Chef was excited as he showed off a new stove and spoke of larger prep areas in the kitchen – a room his wife said is as large as their whole Buffalo dining area.

“That's another reason for the move, because he needed a bigger operating space,” she said.

Prior to opening Blue Cave, the Biancas ran a food truck in Virginia that served homemade pastas. Chef has “worked in different places in Europe. He’s worked a little bit in California. He’s done everything from washing dishes all the way up to management. He’s been a server,” Pamela said. “He decided, ‘You know what? In the kitchen, having my own restaurant, being the chef – that’s where I’m most comfortable.’ And so, here we are!”

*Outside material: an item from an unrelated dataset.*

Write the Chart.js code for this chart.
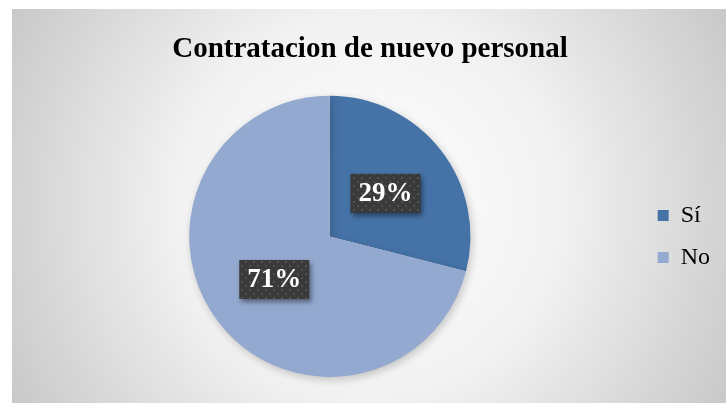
<!DOCTYPE html>
<html><head><meta charset="utf-8">
<script src="https://cdn.jsdelivr.net/npm/chart.js@4/dist/chart.umd.min.js"></script>
<style>html,body{margin:0;padding:0;background:#fff;}#wrap{width:726px;height:403px;}</style>
</head><body><div id="wrap"><canvas id="c" width="726" height="403"></canvas></div>
<script>
const categories = ["Sí", "No"];
const values = [29, 71];
const labelsText = ["29%", "71%"];
const titleText = "Contratacion de nuevo personal";
const colors = ["#4573a7", "#94a9d0"];

const bgPlugin = {
  id: 'bg',
  beforeDraw(chart) {
    const ctx = chart.ctx;
    ctx.save();
    ctx.fillStyle = '#ffffff';
    ctx.fillRect(0, 0, chart.width, chart.height);
    const x0 = 12, y0 = 9, x1 = chart.width, y1 = chart.height;
    const cx = 369, cy = 206;
    const g = ctx.createRadialGradient(cx, cy, 0, cx, cy, 420);
    g.addColorStop(0, '#ffffff');
    g.addColorStop(0.45, '#f2f2f2');
    g.addColorStop(1, '#c6c6c6');
    ctx.fillStyle = g;
    ctx.fillRect(x0, y0, x1 - x0, y1 - y0);
    ctx.restore();
  }
};

const shadowPlugin = {
  id: 'pieShadow',
  beforeDatasetDraw(chart) {
    const ctx = chart.ctx;
    ctx.save();
    ctx.shadowColor = 'rgba(0,0,0,0.2)';
    ctx.shadowBlur = 8;
    ctx.shadowOffsetX = 2;
    ctx.shadowOffsetY = 3;
  },
  afterDatasetDraw(chart) {
    chart.ctx.restore();
  }
};

function makePattern() {
  const p = document.createElement('canvas');
  p.width = 8; p.height = 8;
  const c = p.getContext('2d');
  c.fillStyle = '#3a3a3a';
  c.fillRect(0, 0, 8, 8);
  c.fillStyle = '#505050';
  c.fillRect(1, 1, 2, 2);
  c.fillRect(5, 5, 2, 2);
  return p;
}

const labelPlugin = {
  id: 'boxLabels',
  afterDatasetsDraw(chart) {
    const ctx = chart.ctx;
    const meta = chart.getDatasetMeta(0);
    const pat = ctx.createPattern(makePattern(), 'repeat');
    meta.data.forEach((arc, i) => {
      const pos = arc.tooltipPosition();
      const w = 70, h = 39;
      ctx.save();
      ctx.shadowColor = 'rgba(0,0,0,0.45)';
      ctx.shadowBlur = 5;
      ctx.shadowOffsetX = 2;
      ctx.shadowOffsetY = 3;
      ctx.fillStyle = pat;
      ctx.fillRect(pos.x - w / 2, pos.y - h / 2, w, h);
      ctx.restore();
      ctx.save();
      ctx.fillStyle = '#ffffff';
      ctx.font = 'bold 27px "Liberation Serif"';
      ctx.textAlign = 'center';
      ctx.textBaseline = 'middle';
      ctx.fillText(labelsText[i], pos.x, pos.y + 1);
      ctx.restore();
    });
  }
};

new Chart(document.getElementById('c'), {
  type: 'pie',
  data: {
    labels: categories,
    datasets: [{
      data: values,
      backgroundColor: colors,
      borderWidth: 0
    }]
  },
  options: {
    responsive: false,
    animation: false,
    layout: { padding: { top: 32, bottom: 26, left: 20, right: 6 } },
    plugins: {
      title: {
        display: true,
        text: titleText,
        color: '#000000',
        font: { family: '"Liberation Serif"', size: 29, weight: 'bold' },
        padding: { top: 0, bottom: 29 }
      },
      legend: {
        position: 'right',
        fullSize: false,
        labels: {
          color: '#000000',
          font: { family: '"Liberation Serif"', size: 24 },
          boxWidth: 11,
          boxHeight: 11,
          padding: 18
        }
      },
      tooltip: { enabled: false }
    }
  },
  plugins: [bgPlugin, shadowPlugin, labelPlugin]
});
</script>
</body></html>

The Niagara Falls residents heard of 810 Center’s availability and realized they were “ready to just move to a different location, different customer base. This is a better building; one-story versus the two-story that we were in, running up and down the stairs,” she said.

“We thought this would be a perfect opportunity. … We know Lewiston, and it's just a beautiful area; friendly people. …

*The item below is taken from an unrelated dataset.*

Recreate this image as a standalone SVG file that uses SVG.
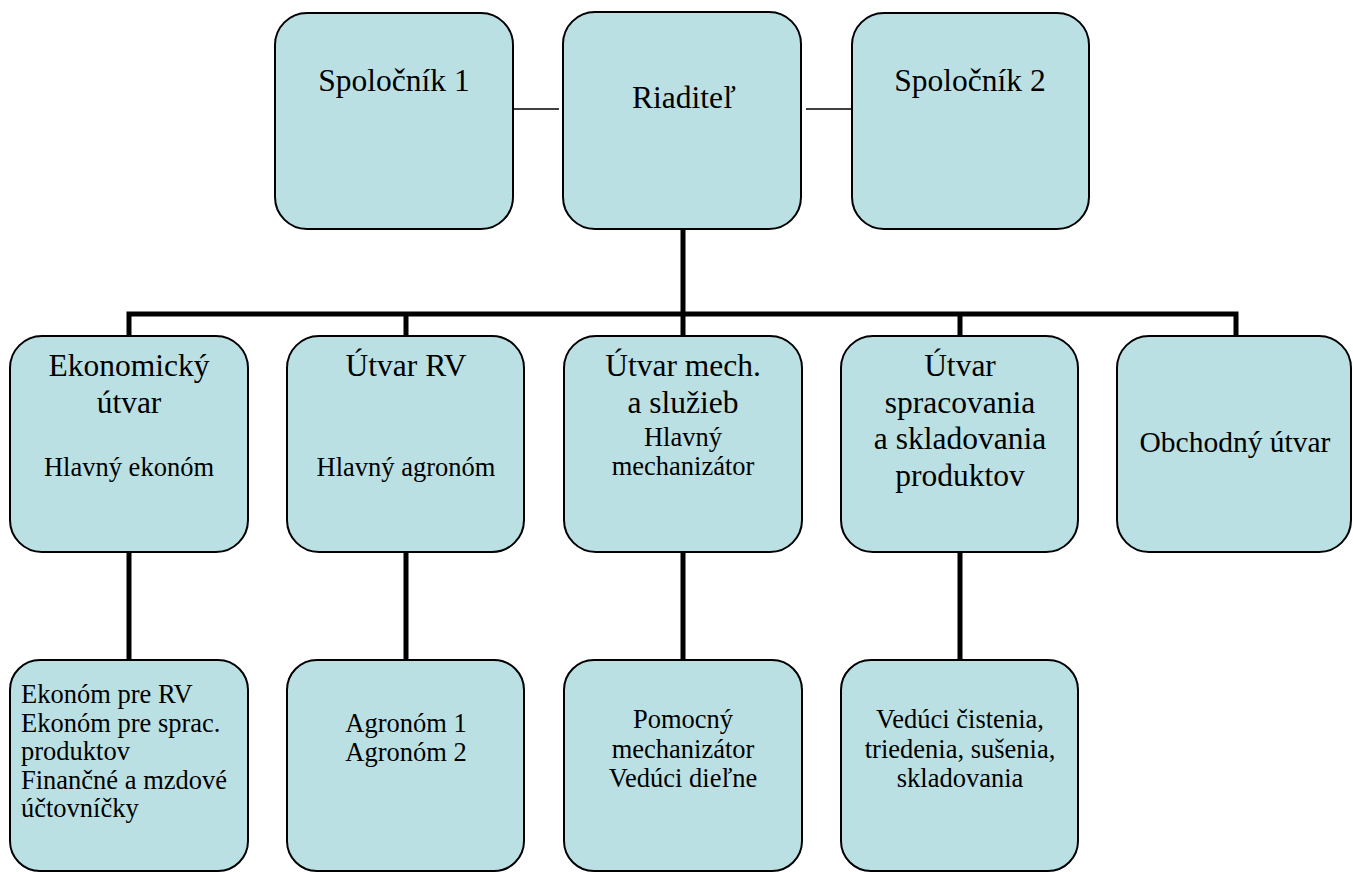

“I want to work with (the Upward Niagara Chamber of Commerce), see how we can get involved, definitely having some kind of footprint in that festival season. I do know Lewiston is a tightknit community. We want to just be a part of that community. We want to be a welcoming, friendly addition to Lewiston.”

As Mario and Pamela learn more about Lewiston, he noted a half-dozen Lewistonians visited Blue Cave last week to get a sneak peek of the food.

“We’re hoping to please people,” she said. “We’re hoping to be a place where they want to come, make friends.”

“I want to do the best for the area, for Lewiston,” chef said. “My goal is to make people happy.”

Amendola Property Management owns 810 Center St., and noted the building was originally a residence built by Jacob Townsend in 1818 – one of the first structures erected after the burning of Lewiston by the British during the War of 1812. It has been the home of various restaurants, the longest of which was The Clarkson House.

The Historical Association of Lewiston, in a 2022 article for NFP, noted Townsend was a businessman born in Connecticut. “He found Lewiston after taking a frontier exploration for shipping routes that the British wouldn’t likely disrupt. Lewiston was a perfect place to set up a shipping company, because it allowed him to control business on the Great Lakes. With his partner in Oswego and in concert with Porter Barton forwarding company, he was able to control virtually all trade on the Great Lakes until the Erie Canal was built in 1825 and Lewiston’s shipping importance declined. …

“Townsends would continue to own the house at 810 Center until 1865, when various business owners would take over the building.”

The Clarkson House, a steak and lobster restaurant run by the Clarkson family, operated from 1958-95.

More recently, Taquito Lindo rented and operated 810 Center for much of 2023.